Cuenta el ateo Godwin que poco antes de morir, Mary le preguntó: «¿Cómo me puedes culpar por refugiarme en la idea de Dios, cuando he perdido la esperanza de encontrar la sinceridad aquí en la tierra?» Son los escritos de Godwin los que con más claridad nos transmiten la intensidad de la fe religiosa de Mary: «Su mente estaba constitucionalmente inclinada a lo sublime y a lo amable […]. Cuando caminaba entre las maravillas de la naturaleza, acostumbraba a conversar con su Dios». Según Godwin, Mary poseía una intuición certera y finísima, pero «quizás, en el sentido estricto de la palabra, razonaba poco».
La Vindicación de los derechos de la mujer no comenzó a movilizar conciencias femeninas hasta que pudo malinterpretarse, a mediados del siglo XIX. Eleanor Marx lo tenía entre sus libros de cabecera (otro día hablaremos de la lamentable relación de Eleanor con Edward Aveling).
Yo no sé si el conservador español Severo Catalina había leído a Mary, pero me parece que su libro La mujer: Apuntes para un libro (1857) está escrito con sus ideas.
Catalina fue un importante político y apologeta católico que, por amor a la Corona, acompañó a Isabel II -una de las europeas más libres del siglo XIX- en su exilio.

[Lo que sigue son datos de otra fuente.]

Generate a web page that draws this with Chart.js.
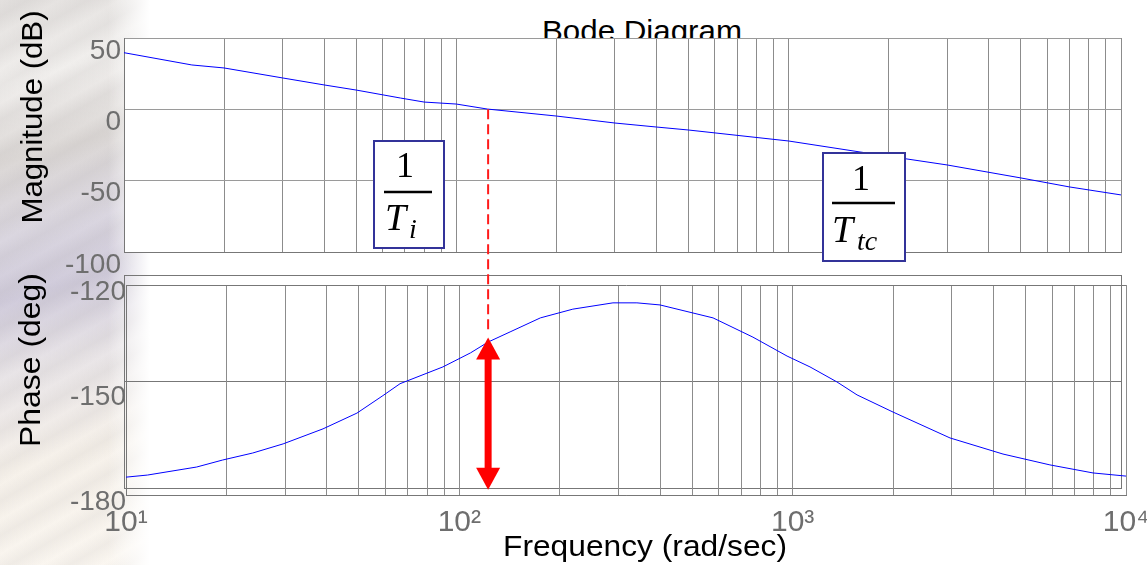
<!DOCTYPE html>
<html>
<head>
<meta charset="utf-8">
<title>Bode Diagram</title>
<script src="https://cdn.jsdelivr.net/npm/chart.js@4/dist/chart.umd.min.js"></script>
<style>
  html, body { margin: 0; padding: 0; background: #fff; }
  #stage { position: relative; width: 1147px; height: 565px; overflow: hidden; }
  #stage canvas, #stage svg, #texture { position: absolute; left: 0; top: 0; }
  #texture {
    width: 150px; height: 565px;
    background:
      linear-gradient(to right, rgba(255,255,255,0) 0%, rgba(255,255,255,0) 72%, #fff 100%),
      repeating-linear-gradient(150deg, rgba(150,145,145,0) 0px, rgba(150,145,145,0.10) 14px, rgba(150,145,145,0) 30px),
      linear-gradient(165deg, #e3e0de 0%, #f1efed 14%, #dcd8d6 27%, #dad6e0 40%, #d0cbdb 50%, #e8e4e7 62%, #f6f1ea 78%, #fbf7f1 100%);
  }
  svg text { font-family: "Liberation Sans", Arial, sans-serif; fill: #000; }
  svg .frac { font-family: "Liberation Serif", "Times New Roman", serif; }
  #over { pointer-events: none; }
</style>
</head>
<body>
<div id="stage">
  <div id="texture"></div>
  <svg id="under" width="1147" height="565">
    <text x="642" y="41" text-anchor="middle" font-size="29" textLength="200" lengthAdjust="spacingAndGlyphs">Bode Diagram</text>
  </svg>
  <canvas id="magChart" width="1147" height="565"></canvas>
  <canvas id="phaseFrame" width="1147" height="565"></canvas>
  <canvas id="phaseChart" width="1147" height="565"></canvas>
  <svg id="over" width="1147" height="565">
    <text transform="translate(42,117) rotate(-90)" text-anchor="middle" font-size="29" textLength="213" lengthAdjust="spacingAndGlyphs">Magnitude (dB)</text>
    <text transform="translate(40,360) rotate(-90)" text-anchor="middle" font-size="30" textLength="174" lengthAdjust="spacingAndGlyphs">Phase (deg)</text>
    <text x="645" y="556" text-anchor="middle" font-size="30" textLength="284" lengthAdjust="spacingAndGlyphs">Frequency (rad/sec)</text>

    <g class="frac">
      <rect x="374" y="141" width="70" height="107" fill="#fff" stroke="#333399" stroke-width="2"/>
      <text class="frac" x="405" y="177" text-anchor="middle" font-size="36">1</text>
      <line x1="384" x2="432" y1="192" y2="192" stroke="#000" stroke-width="2.5"/>
      <text class="frac" x="385" y="230" font-size="38" font-style="italic">T</text>
      <text class="frac" x="409" y="238" font-size="28" font-style="italic">i</text>

      <rect x="823" y="153" width="82" height="108" fill="#fff" stroke="#333399" stroke-width="2"/>
      <text class="frac" x="861" y="190" text-anchor="middle" font-size="36">1</text>
      <line x1="832" x2="895" y1="203" y2="203" stroke="#000" stroke-width="2.5"/>
      <text class="frac" x="832" y="242" font-size="38" font-style="italic">T</text>
      <text class="frac" x="857" y="250" font-size="28" font-style="italic">tc</text>
    </g>
  </svg>
</div>
<script>
const W = 1147, H = 565;

// magnitude response, dB
const magFreq = [10, 16, 20, 30, 40, 50, 68, 80, 100, 124, 200, 300, 400, 500, 1000, 1640, 3000, 5000, 7000, 10000];
const magDb = [39.7, 31.1, 29.0, 22.0, 17.1, 13.5, 7.9, 5.1, 3.7, 0.2, -4.7, -9.6, -12.4, -14.5, -22.2, -29.9, -39.0, -48.1, -54.4, -60.0];

// phase response, degrees
const phaseFreq = [10, 11.6, 16.3, 19.5, 24, 29.6, 39, 49.3, 59, 66.4, 89.3, 108, 122, 142, 175, 219, 289, 341, 400,
  577, 760, 962, 1127, 1358, 1560, 2000, 2582, 2965, 4276, 5912, 7962, 10000];
const phaseDeg = [-174.9, -174.3, -172.0, -170.0, -168.0, -165.4, -161.1, -156.6, -151.6, -148.2, -143.4, -139.4, -136.3,
  -133.4, -129.4, -126.9, -125.1, -125.1, -125.7, -129.4, -134.9, -140.3, -143.4, -147.7, -151.4, -156.3, -161.1,
  -163.7, -168.3, -171.4, -173.7, -174.6];

const magTicks = [-100, -50, 0, 50];
const phaseTicks = [-180, -150, -120];
const decades = [10, 100, 1000, 10000];
const decadeLabels = ['10¹', '10²', '10³', '10⁴'];

// gain crossover and the phase margin arrow under it
const crossoverFreq = 122;
const marginArrow = [-135, -178.5];

const gridColor = '#8c8c8c';
const frameColor = '#777';
const tickColor = '#6e6e6e';
const tickFont = { family: 'Liberation Sans', size: 28 };

function toPoints(xs, ys) {
  return xs.map((x, i) => ({ x: x, y: ys[i] }));
}

// 1..9 x 10^n lines across the three decades
function logGrid(scale) {
  const ticks = [];
  for (let d = 10; d < 10000; d *= 10) {
    for (let m = 1; m < 10; m++) ticks.push({ value: m * d });
  }
  ticks.push({ value: 10000 });
  scale.ticks = ticks;
}

function fixedTicks(values) {
  return scale => { scale.ticks = values.map(v => ({ value: v })); };
}

// fixed axis size, and no room reserved for overhanging labels
function fixedHeight(h) {
  return s => { s.height = h; s.paddingLeft = 0; s.paddingRight = 0; };
}

const whiteArea = {
  id: 'whiteArea',
  beforeDraw(chart) {
    const a = chart.chartArea;
    chart.ctx.save();
    chart.ctx.fillStyle = '#fff';
    chart.ctx.fillRect(a.left, a.top, a.width, a.height);
    chart.ctx.restore();
  }
};

const baseOptions = {
  responsive: false,
  animation: false,
  devicePixelRatio: 1,
  plugins: { legend: { display: false }, tooltip: { enabled: false } }
};

const magChart = new Chart(document.getElementById('magChart'), {
  type: 'line',
  data: {
    datasets: [{
      data: toPoints(magFreq, magDb),
      borderColor: '#0000ff',
      borderWidth: 1,
      pointRadius: 0,
      tension: 0
    }]
  },
  options: {
    ...baseOptions,
    layout: { padding: { left: 0, top: 38, right: W - 1121, bottom: H - 252 } },
    scales: {
      x: {
        type: 'logarithmic', min: 10, max: 10000,
        afterBuildTicks: logGrid,
        afterFit: fixedHeight(0),
        ticks: { display: false, autoSkip: false },
        grid: { color: gridColor, drawTicks: false },
        border: { color: frameColor }
      },
      y: {
        min: -100, max: 50,
        afterBuildTicks: fixedTicks(magTicks),
        afterFit: s => { s.width = 124; },
        ticks: { font: tickFont, color: tickColor, padding: 3, labelOffset: 13 },
        grid: { color: '#9a9a9a', drawTicks: false },
        border: { color: frameColor }
      }
    }
  },
  plugins: [whiteArea]
});

// outer box of the phase panel
new Chart(document.getElementById('phaseFrame'), {
  type: 'line',
  data: { datasets: [] },
  options: {
    ...baseOptions,
    layout: { padding: { left: 0, top: 275, right: W - 1121, bottom: H - 488 } },
    scales: {
      x: {
        type: 'logarithmic', min: 10, max: 10000,
        afterBuildTicks: fixedTicks([10, 10000]),
        afterFit: fixedHeight(0),
        ticks: { display: false, autoSkip: false },
        grid: { color: frameColor, drawTicks: false },
        border: { color: frameColor }
      },
      y: {
        min: -180, max: -120,
        afterBuildTicks: fixedTicks(phaseTicks),
        afterFit: s => { s.width = 124; },
        ticks: { display: false },
        grid: { color: frameColor, drawTicks: false },
        border: { color: frameColor }
      }
    }
  }
});

const marginMarker = {
  id: 'marginMarker',
  afterDraw(chart) {
    const ctx = chart.ctx;
    const x = chart.scales.x.getPixelForValue(crossoverFreq);
    const yTop = chart.scales.y.getPixelForValue(marginArrow[0]);
    const yBot = chart.scales.y.getPixelForValue(marginArrow[1]);
    const y0 = magChart.scales.y.getPixelForValue(0);
    const head = 22, half = 12;
    ctx.save();
    ctx.strokeStyle = '#ff1a1a';
    ctx.lineWidth = 2;
    ctx.setLineDash([10, 5]);
    ctx.beginPath();
    ctx.moveTo(x, y0);
    ctx.lineTo(x, yTop - 5);
    ctx.stroke();
    ctx.setLineDash([]);
    ctx.fillStyle = '#ff0000';
    ctx.fillRect(x - 3.5, yTop + head - 1, 7, yBot - yTop - 2 * head + 2);
    ctx.beginPath();
    ctx.moveTo(x, yTop);
    ctx.lineTo(x - half, yTop + head);
    ctx.lineTo(x + half, yTop + head);
    ctx.closePath();
    ctx.fill();
    ctx.beginPath();
    ctx.moveTo(x, yBot);
    ctx.lineTo(x - half, yBot - head);
    ctx.lineTo(x + half, yBot - head);
    ctx.closePath();
    ctx.fill();
    ctx.restore();
  }
};

new Chart(document.getElementById('phaseChart'), {
  type: 'line',
  data: {
    datasets: [{
      data: toPoints(phaseFreq, phaseDeg),
      borderColor: '#0000ff',
      borderWidth: 1,
      pointRadius: 0,
      tension: 0
    }]
  },
  options: {
    ...baseOptions,
    layout: { padding: { left: 0, top: 285, right: W - 1126, bottom: 0 } },
    scales: {
      x: {
        type: 'logarithmic', min: 10, max: 10000,
        afterBuildTicks: logGrid,
        afterFit: fixedHeight(H - 495),
        ticks: {
          font: { family: 'Liberation Sans', size: 30 },
          color: tickColor,
          padding: 10,
          autoSkip: false,
          maxRotation: 0,
          minRotation: 0,
          callback: v => {
            const i = decades.indexOf(v);
            return i < 0 ? '' : decadeLabels[i];
          }
        },
        grid: { color: gridColor, drawTicks: false },
        border: { color: frameColor }
      },
      y: {
        min: -180, max: -120,
        afterBuildTicks: fixedTicks(phaseTicks),
        afterFit: s => { s.width = 126; s.paddingTop = 0; s.paddingBottom = 0; },
        ticks: { font: tickFont, color: tickColor, padding: 0, labelOffset: 7 },
        grid: {
          color: c => (c.tick && c.tick.value === -150 ? 'rgba(0,0,0,0)' : frameColor),
          drawTicks: false
        },
        border: { color: frameColor }
      }
    }
  },
  plugins: [marginMarker]
});
</script>
</body>
</html>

Fue él quien redactó el manifiesto que la Reina firmó en Pau el 30 de septiembre de 1868, que contiene esta joya: «La triste serie de defecciones, los actos de inverosímil deslealtad que en breve espacio de tiempo se han consumado, más todavía afligen mi altivez de española que ofenden mi dignidad de Reina». Extraigo tres notas de su libro:
«Todo o casi todo cuanto hasta hoy se ha escrito acerca de las mujeres adolece de vicio de exageración».
«La historia de la humanidad no podrá escribirse en tanto la educación se limite a una parte de la humanidad. El mundo no sabe todavía lo que es la mujer porque la sociedad le cierra la boca desde que nace hasta que muere».
«¿Por qué las mujeres no habían de acudir a universidades y recibir grados y ejercer profesiones científicas e industriales?»
Esto, recuérdenlo, se encuentra en un libro de un conservador español publicado en 1857.